His father couldn’t keep up.

The family was running, and he was old and slow. A bullet sailed through the air and found him, Din says. They couldn’t carry him or wait.

After they briefly returned to their village in Myanmar’s Rathidaung township, the family found Abdus Salam. He had died from his wounds, Din says.

Until that day in August 2017 when security forces ambushed their village, Din had been a fisherman and a farmer just like his father.

“The Burmese took away the Arakan we had,” he says, using the old name for the contested state where Rohingya Muslims have lived for generations.

At Kutupalong, Bangladesh’s most sprawling refugee camp, there is no denying that all the trappings of Din’s old life are gone: his father, the water, the land, their cows, and even Din’s mandolin, which burned with some 250 people who were too old to flee.

Din says there isn’t much to do in the camp because refugees aren’t allowed to fish on the ground’s western edge. “We are stuck here,” he says, mostly with memories.

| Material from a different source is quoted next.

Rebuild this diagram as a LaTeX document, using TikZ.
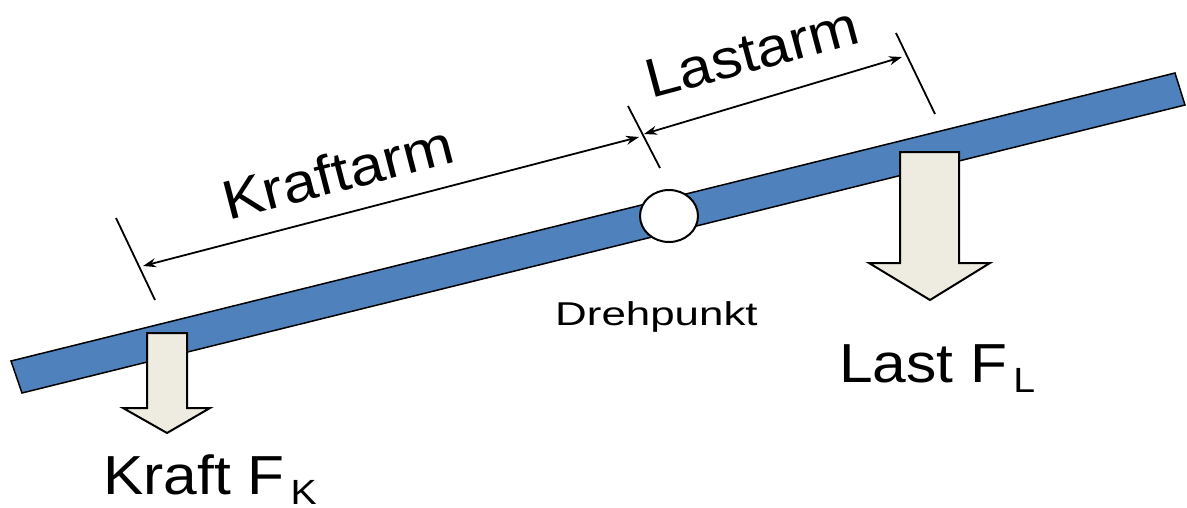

So Din, now 25, cobbled together enough money to buy a mandolin from a man who lives a few minutes’ walk from his shelter. The man had carried the instrument from Myanmar, says Din. He bought the mandolin for about 3,000 taka ($36).

A neighbor named Ali Akbar is teaching him new skills. He’s learning how to sing traditional taranas, poem-like songs that strike a different note than the joyful songs he learned before the attack, when he was 22.

“Right now, I sing these songs because they tell the story of our suffering,” he says. “If we sing other things, it doesn’t feel right.”

He sings a song he calls Rohingya People Of Arakan,” about nearly eight decades of oppression, a piece he created after arriving in the refugee camp. “They wanted to chase us away from our country,” he says after he finishes.

Din says he’s lucky that his neighbors at the camp are people he knew from his village in Myanmar. They let him play music at home, just footsteps away from their shelters.

Like the neighbors, Din, his wife, and their three children have a small, windowless shelter made of bamboo, string, and tarp. He sits on the ground or on a small stool to play his mandolin.

He would go back to Myanmar if the government restored the rights and belongings of Rohingya Muslims, he says. The international community also has to step in, Din adds.

That day has yet to come. But at least, Din says, his father would be proud of him for carrying on.